The wide range of tools found shows the needs of the Vučedol Culture to improve herding, agriculture, hunting and fishing, weaving, making leather shoes and clothing, and pottery. Apart from handstones and millstones, there are many whetstones; stone axes with holes for handles; chisels; and mallets. Many chipped flint nuclei and their chips, or microliths, also confirm intensive craft activity. Bone tools included hoes from horn having a hole for a handle, as well as needles, awls, spatulas, multipurpose bone items, arrows, harpoons, and fishhooks.
Horns and thick animal bones display the first traces of sawing, and are the first attestation of saws anywhere.

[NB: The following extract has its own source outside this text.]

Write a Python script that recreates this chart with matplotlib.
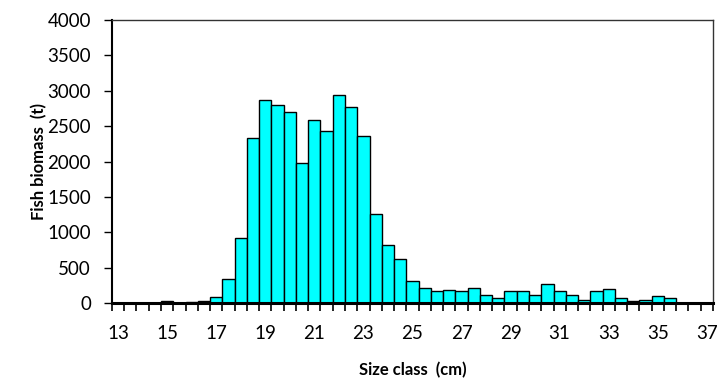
import numpy as np
import matplotlib
matplotlib.use("Agg")
import matplotlib.pyplot as plt

plt.rcParams["font.family"] = ["Lato", "DejaVu Sans"]

# size classes, 0.5 cm steps from 13 to 37
size_class = [13 + 0.5 * i for i in range(49)]
biomass = [
    0, 0, 0, 0, 25, 0, 20, 25, 92, 337,          # 13 - 17.5
    917, 2339, 2867, 2801, 2702, 1980, 2582, 2438, 2943, 2778,  # 18 - 22.5
    2362, 1253, 819, 620, 309, 215, 168, 191, 166, 215,  # 23 - 27.5
    120, 68, 170, 170, 120, 266, 172, 120, 50, 172,  # 28 - 32.5
    196, 68, 30, 50, 96, 73, 0, 0, 0,  # 33 - 37
]
tick_labels = [str(int(v)) if v % 2 == 1 and v == int(v) else "" for v in size_class]

fig = plt.figure(figsize=(7.22, 3.78), dpi=100)
ax = fig.add_axes([0.155, 0.198, 0.8325, 0.749])

x = np.arange(len(size_class))
ax.bar(x, biomass, width=1.0, color="#00FFFF", edgecolor="black", linewidth=1.0, zorder=2)

ax.set_xlim(-0.5, len(size_class) - 0.5)
ax.set_ylim(0, 4000)
ax.set_yticks(range(0, 4001, 500))

# labels at centres of every 4th class, ticks at class boundaries
ax.set_xticks(x[::4])
ax.set_xticklabels([tick_labels[i] for i in x[::4]])
ax.tick_params(axis="x", which="major", length=0, pad=16, labelsize=13.5)
ax.set_xticks(np.arange(-0.5, len(size_class), 1.0), minor=True)
ax.tick_params(axis="x", which="minor", length=6, width=1.2, direction="out")
ax.tick_params(axis="y", length=6, width=1.0, direction="out", labelsize=13.5, pad=9)

ax.spines["bottom"].set_linewidth(2.2)
ax.spines["left"].set_linewidth(1.5)
ax.spines["top"].set_linewidth(1.0)
ax.spines["right"].set_linewidth(1.0)
ax.spines["top"].set_color("#333333")
ax.spines["right"].set_color("#333333")
ax.spines["bottom"].set_zorder(3)

ax.set_xlabel("Size class  (cm)", fontsize=12, fontweight="bold", labelpad=14)
ax.set_ylabel("Fish biomass  (t)", fontsize=12, fontweight="bold", labelpad=0)

fig.savefig("out.png", dpi=100)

No saw has been found as yet in Vučedol Culture layers, nor elsewhere in the contemporary world, but one has been unearthed at Vučedol in a younger layer.
As ceramic figurines permit reconstruction of Vučedol clothing, finds of ceramic models make it possible to reconstruct footwear. All finds show that shoes were made separately for left and right feet. Leather and furs were used. Vučedolians had leather sandals or simple peasant moccasins from soft leather, low and higher shoes, boots and fur boots. Often with rich decorations, these surely served as elements of the ethnic costume.
The most beautiful Vučedol boot model is made of sewn leather and is today’s “size 19” – the size of a one-year-old’s foot, when the child is taking his first unaided steps.